I was looking forward to reading this, the initial blurb seemed good, but at the end I felt a little disappointed. There are lots of unanswered questions, but I know there are two sequels to come which I assume will tie up these questions. However, the lack of any information about the history of Chicago, and how this society came to be this way, means that questions are continually popping into my head - for example, who are Dauntless protecting their society against?
Overall a good story, and reasonably well performed - Emma Galvin has a pleasing voice, though at times it was difficult to distinguish which of the characters were speaking initially. The characters were whole and rounded, Tris was brave and curious, Four moody and deep, and all the requisite baddies were in force.
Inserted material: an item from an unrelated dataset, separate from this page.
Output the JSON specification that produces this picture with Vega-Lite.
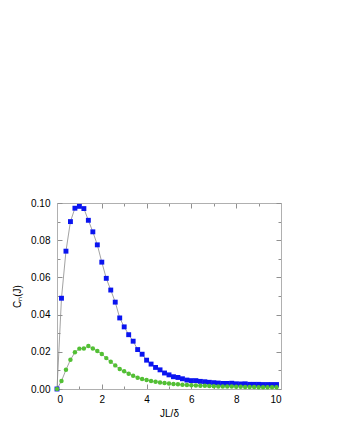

What is a little disappointing though is for the continual presence of strong similarities between this and books such as The Hunger Games and The Host. Maybe most stories set in a dystopian future will have similar themes, that echo over and over again, but I would have appreciated some original twists to distinguish one from another.
"A great new writer to the fantasy pantheon"
I welcome her to the list of fantasy and science fiction writer that I really like. Robin Hobb, Orson Scott Card, George R.R. Martin and Diana Wynne Jones to name a few. The story is told in first person and we are given the perception of the protaganist to the strange surreal environment she finds herself in. We are all brought up in the belief systems of our families and Tris is no exception to this. The five faction construct is obviously just that, a strange construct. I was worried that this would be another Hunger Games pseudo reality story, but I was very pleased it did not turn out like this. The world is very like a computer game with real players and not avatars. I look forward to Veronica Roth honing her craft and producing more wonderful stories in the future.
"Excellent story, but average performance"
The story is imaginative and enthralling. A bit too much Mills and Boon at times but overall very good. Performance is not the best, difficult to distinguish between the different characters.